K ein Mensch, sagt Onkel Rainer, könne garantieren, dass man in Zukunft überhaupt noch Ski fahren könne, und es sei eine Riesenverschwendung, dass die teuren Sportgeräte seit Jahren ungenützt den Keller blockieren. Der Kevin ist begeistert, vor allem als sich herausstellt, dass bei seinen Skiern die Stahlkanten komplett verrostet sind, weshalb neue her müssen, bei denen aufgrund der Eile das Geld keine Rolle spielt.

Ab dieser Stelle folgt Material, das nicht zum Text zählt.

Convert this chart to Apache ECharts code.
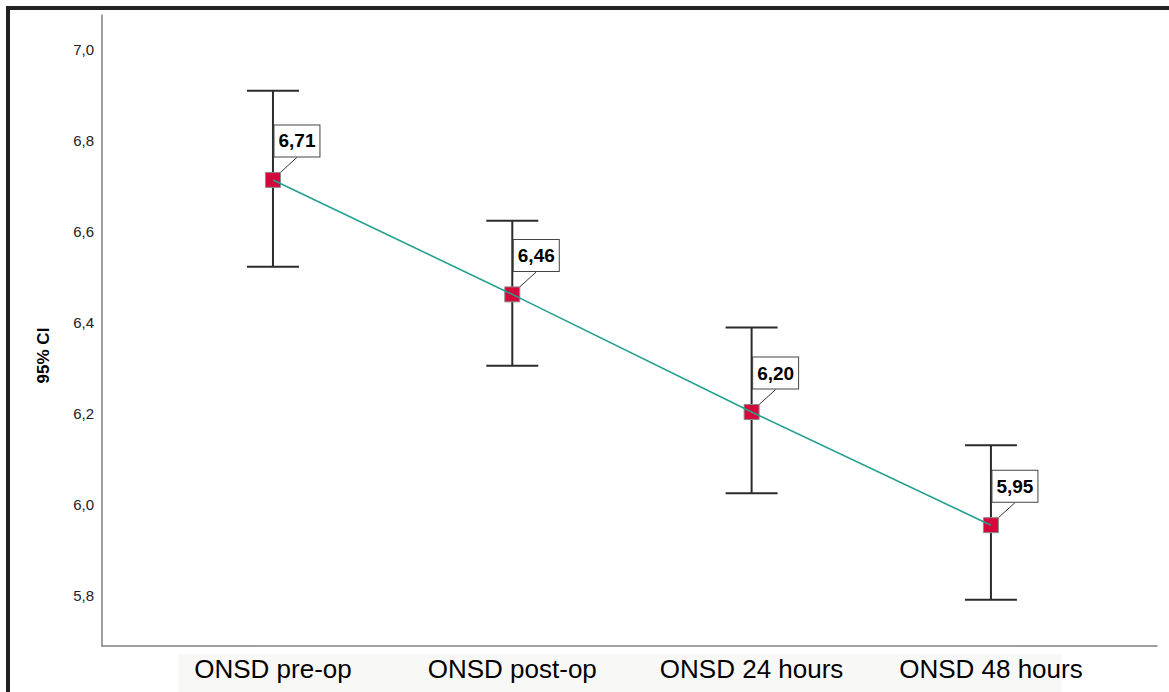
<!DOCTYPE html>
<html>
<head>
<meta charset="utf-8">
<script src="https://cdn.jsdelivr.net/npm/echarts@6/dist/echarts.min.js"></script>
<style>
html,body{margin:0;padding:0;background:#fff;}
#chart{width:1169px;height:692px;}
</style>
</head>
<body>
<div id="chart"></div>
<script>
var categories = ['ONSD pre-op', 'ONSD post-op', 'ONSD 24 hours', 'ONSD 48 hours'];
var means = [6.714, 6.462, 6.203, 5.954];
var lowerCI = [6.523, 6.305, 6.024, 5.790];
var upperCI = [6.910, 6.624, 6.389, 6.130];
var yAxisName = '95% CI';

var Y_MIN = 5.688, Y_MAX = 7.077;

function fmtComma(v, d) { return v.toFixed(d).replace('.', ','); }

var chart = echarts.init(document.getElementById('chart'), null, {renderer: 'svg'});

var option = {
  backgroundColor: '#ffffff',
  animation: false,
  textStyle: {fontFamily: '"Liberation Sans", Arial, sans-serif'},
  graphic: [
    {type: 'rect', z: -10, shape: {x: 178, y: 654, width: 884, height: 40}, style: {fill: '#f8f8f7'}},
    {type: 'rect', z: 100, shape: {x: 8, y: 8, width: 1400, height: 1000}, style: {fill: 'none', stroke: '#222', lineWidth: 4}}
  ],
  grid: [
    {left: 102, right: 12, top: 15, bottom: 46},
    {left: 153.3, right: 58.4, top: 15, bottom: 46}
  ],
  xAxis: [
    {gridIndex: 0, type: 'value', min: 0, max: 1, axisLine: {show: true, lineStyle: {color: '#808080', width: 1.5}},
     axisTick: {show: false}, axisLabel: {show: false}, splitLine: {show: false}},
    {gridIndex: 1, type: 'category', data: categories, boundaryGap: true,
     axisLine: {show: false}, axisTick: {show: false}, splitLine: {show: false},
     axisLabel: {color: '#000', fontSize: 26, margin: 10, fontFamily: '"Liberation Sans", Arial, sans-serif'}}
  ],
  yAxis: [
    {gridIndex: 0, type: 'value', min: Y_MIN, max: Y_MAX, splitNumber: 7,
     name: yAxisName, nameLocation: 'middle', nameGap: 50, nameRotate: 90,
     nameTextStyle: {fontSize: 17, fontWeight: 'bold', color: '#000', padding: [0, 50, 0, 0]},
     axisLine: {show: true, lineStyle: {color: '#808080', width: 1.5}},
     axisTick: {show: false}, splitLine: {show: false},
     axisLabel: {color: '#222', fontSize: 15, margin: 8,
       showMinLabel: false, showMaxLabel: false,
       formatter: function (v) {
         if (Math.abs(v * 5 - Math.round(v * 5)) > 1e-6) return '';
         return fmtComma(v, 1);
       }}},
    {gridIndex: 1, type: 'value', min: Y_MIN, max: Y_MAX, show: false, splitLine: {show: false}}
  ],
  series: [
    {
      type: 'custom', xAxisIndex: 1, yAxisIndex: 1, z: 2,
      data: categories.map(function (c, i) { return [i, lowerCI[i], upperCI[i]]; }),
      renderItem: function (params, api) {
        var x = api.value(0);
        var pLo = api.coord([x, api.value(1)]);
        var pHi = api.coord([x, api.value(2)]);
        var half = 26;
        var st = {stroke: '#2b2b2b', lineWidth: 2};
        return {type: 'group', children: [
          {type: 'line', shape: {x1: pLo[0], y1: pLo[1], x2: pHi[0], y2: pHi[1]}, style: st},
          {type: 'line', shape: {x1: pHi[0] - half, y1: pHi[1], x2: pHi[0] + half, y2: pHi[1]}, style: st},
          {type: 'line', shape: {x1: pLo[0] - half, y1: pLo[1], x2: pLo[0] + half, y2: pLo[1]}, style: st}
        ]};
      }
    },
    {
      type: 'scatter', xAxisIndex: 1, yAxisIndex: 1, z: 3,
      data: means,
      symbol: 'rect', symbolSize: 15,
      itemStyle: {color: '#d6073a', borderColor: '#8c8c8c', borderWidth: 1, opacity: 1},
      label: {
        show: true, position: 'inside',
        formatter: function (p) { return fmtComma(p.value, 2); },
        fontSize: 19, fontWeight: 'bold', color: '#000', lineHeight: 19,
        backgroundColor: '#fff', borderColor: '#444', borderWidth: 1,
        padding: [7, 4, 5, 4]
      },
      labelLayout: {dx: 24, dy: -39},
      labelLine: {show: true, lineStyle: {color: '#333', width: 1, opacity: 1}}
    },
    {
      type: 'line', xAxisIndex: 1, yAxisIndex: 1, z: 4,
      data: means, symbol: 'none',
      lineStyle: {color: '#22a08e', width: 1.6}
    }
  ]
};
chart.setOption(option);
</script>
</body>
</html>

Man übersteht den ersten Stau am Irschenberg und Onkel Rainers Gegrummel, so gehe es, wenn der Bub sein Zeug im Keller verrotten lasse, statt sich darum zu kümmern. Dass er danach einen Fahrstil anschlägt, der sie an ein Formel-1-Rennen erinnere, bemerkt die Mama bloß so nebenher. Dass dem Fritzi davon schlecht wird und er an der Raststätte nach dem Kotzen sofort in den Kiosk eilt, um sein Zeugnisgeld in bunte Süßigkeiten umzusetzen, wird ebenso stoisch hingenommen wie der zweite Stau, der in einem dermaßen heftigen Schneetreiben stattfindet, dass die Mama leise Zweifel äußert, ob Ski fahren bei diesem Wetter überhaupt erlaubt sei. Wenn erst die Sonne wieder hervorbreche, werde sie schon sehen, sagt Onkel Rainer.
Weil die Sonne aber doch nicht hervorbricht, beschließt Onkel Rainer, den avisierten Lift, zu dem es noch etliche Kilometer wären, Lift sein zu lassen und sich mit dem nächstbesten zu begnügen. Der ist außer Betrieb – „Bei dem Wetter? Sind Sie narrisch?“, sagt der Betreiber. Onkel Rainer möge, wenn er unbedingt wolle, gerne weiterfahren, allerdings bloß mit Schneeketten, die er bei ihm erwerben könne. Der nächste Lift ist im massiven Schneesturm gleich gar nicht zu sehen, also findet Onkel Rainer, man könne auch eine Berghütte aufsuchen, er habe sowieso Hunger. Leider ist die erste Hütte geschlossen, in der zweiten sind (wegen der Witterung unterbrochene) Renovierungsarbeiten im Gange, die dritte feiert ihren Ruhetag, und in der vierten gibt es lediglich einen kalten Leberkäse ohne Ei, den Onkel Rainer auf keinen Fall verzehren mag, weil er davon Magenkrebs bekomme.
Ein Abstecher auf diverse Bundesstraßen führt durch diverse Dörfer, in deren Gaststätten die Mittagskarte schon nicht mehr gilt, die Abendkarte hingegen noch nicht. Schließlich kommt die Weiterfahrt an der bereits bekannten Autobahnraststätte wegen heftigen Regengüssen und nachfolgendem Blitzeis vollends zum Erliegen. Da Onkel Rainers Hunger sich mittlerweile akustisch bemerkbar macht, erklärt er sich finsteren Gesichts mit einer Portion Pommes einverstanden. Das gewünschte Bier indes verbietet ihm die Mama wegen der schwierigen Straßenverhältnisse. Es dämmert, als sich die Reisegruppe, der nun ein Hagelschauer waagerecht entgegenkommt, endlich den Münchner Autobahnkreuzen nähert, und als man zu Hause angelangt ist, sind die „Tagesthemen“ vorbei. Onkel Rainer erfährt in seiner Stammkneipe, man habe schon geschlossen, weil so schlechtes Wetter sei, dass kein Mensch eine Wirtschaft aufsuche. Da ist er ausnahmsweise und völlig unfreiwillig sprachlos.